Qui est l’idole de Sams’K le Jah ?

L’idole de Sams’K le Jah c’est Dieu. C’est tout.

Quelle est votre situation matrimoniale ?

Parce que je suis à la mairie ou à la police ou quoi ?

On veut vous découvrir davantage

Je suis un homme, point.

Et comment vous concevez le mariage ?

Le mariage, chacun se fait sa conception du mariage. Le plus important c’est d’être à deux et se dire qu’on a quelque chose à construire.
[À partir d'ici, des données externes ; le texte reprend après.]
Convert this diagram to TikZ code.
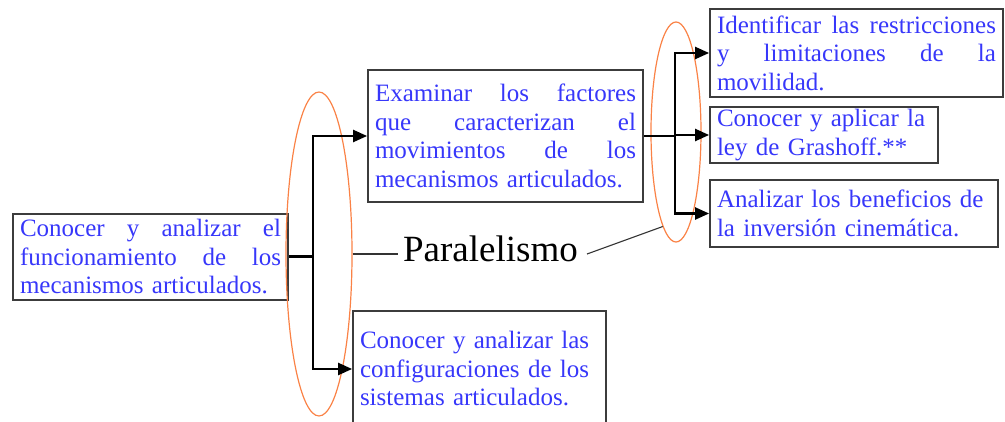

Parce qu’aujourd’hui quand on parle de mariage on voit toute suite un homme et une femme qui vont signer des papiers à la mairie et l’instant d’après chacun achète des gants et puis on monte un ring de boxe à la maison et tous les soirs on se boxe. Le mariage n’aura son importance que s’il y a une vision assez claire des choses entre l’homme et la femme. Que chacun sache le rôle qu’il a à jouer et la complémentarité qu’il a à apporter à l’autre. Mais quand on doit se marier juste pour faire plaisir à la société je pense que ce n’est pas la peine. On a dit que qui se ressemble s’assemble, et quand on se marie c’est pour regarder dans la même direction. La difficulté aujourd’hui c’est qu’on n’a pas trop de chance à ce niveau là, je parle des jeunes. Moi particulièrement j’ai pas eu trop de chance avec les femmes. Les femmes n’aiment pas les hommes engagés, les hommes trop militants parce qu’ils prennent trop de risques ; et quand tu es très connu un peu partout tu peux plus dire bonjour à une fille, une autre fille ne peux plus t’appeler parce que toute suite on te met la pression, c’est qui ? Il n’y a pas de confiance, or ma vie ne peut pas être une prison. Moi- même je refuse que ma vie soit une prison, alors je pense pas qu’une femme viendra faire de ma vie une prison. Pour moi le mariage est une chose très noble qu’il faut respecter et tant qu’on n’est pas sûr d’avoir compris le mariage, il ne faut pas s’y engager.

Un mot de fin

Je vous dis merci et merci à tous ceux qui ont des vibrations positives pour Sams’K le Jah, qui me soutiennent surtout à l’université. Je comprends la lutte des étudiants, je comprends leur situation mais ils doivent refuser cette situation, et pour refuser cette situation il faut qu’ils s’organisent et il faut qu’ils luttent de façon objective pour poser les vrais problèmes auxquels ils ont à faire face. Il y a plein d’intelligence à l’université, c’est le centre de réflexion. Il ya plein d’intelligences qui peuvent proposer des choses intelligentes. Il faut aussi apprendre à développer d’autres stratégies c’est- à- dire des plans B pour pouvoir sortir de la galère. Il faut développer des stratégies pour pouvoir contrer certaines réalités ou les contourner.